Art and Music. The two have an uneasy relationship. It’s not all flirting and friendly like the actor/model/doctor/nurse prototype. People dip their toes in the other’s pool but there’s no skinny-dipping wrestling fun. It’s more slippy-snidey than slippy-slidey. Artists secretly want to be in a rock band but the band doesn’t give much credo to being an art star. Artists feel they tread the artistic higher ground but go unappreciated by the greater public. So when musicians put their art up in galleries they can play easy targets. The art crowd take paltry pot shots and enjoy it. Stick to your day job. Stay out of our pool.
But really, what would a rocker want with the artworld? Partying in a white cube of a room under blinding fluorescent lights. Peering at painted foam turds sitting on plinths, just begging to be made fun of. Punters used to rowdy gigs and comfy pubs don’t really get the art-opening thing. Understandably. Art openings are hard work. Give me a good gig any day and yet I keep going to galleries to be uncomfortable and baffled. I’m looking for good art, dammit…

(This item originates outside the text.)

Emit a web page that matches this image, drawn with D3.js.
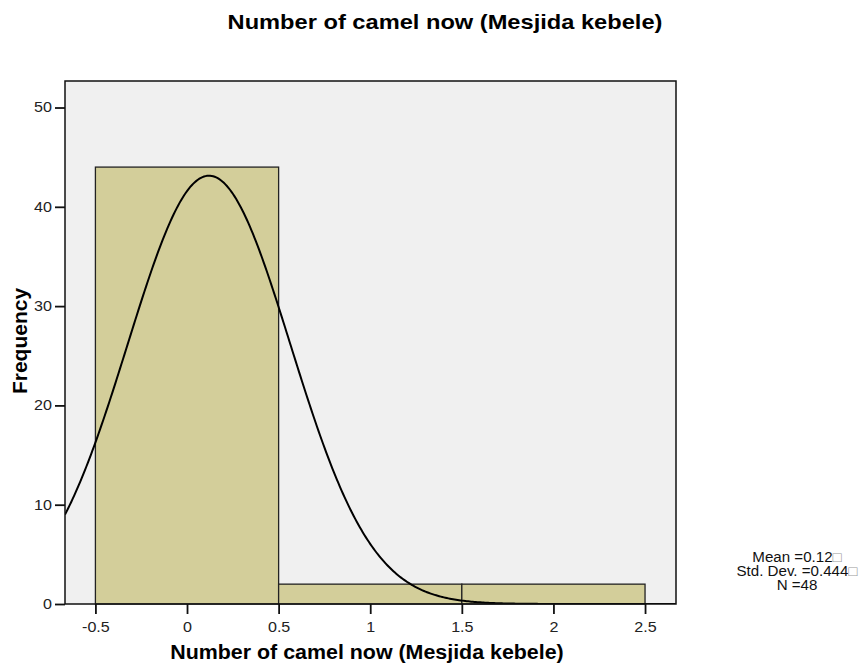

But I digress. I shouldn’t have worried. Brendan’s got his feet placed firmly in both camps. What I like about the music was solidly there in his art. Bright. Blocky. Warped fun. Clever dumb objects. Ceramic masks and balaclavas. A wall of painted doodly heads. At his previous show I loved and bought a ceramic paint tube squeezing out a fried egg. An artist friend said, “Oh that must be a play on egg tempera medium!” I prefer to think he had eggs for breakfast then went to his studio to rock some pots. Simple. As. That.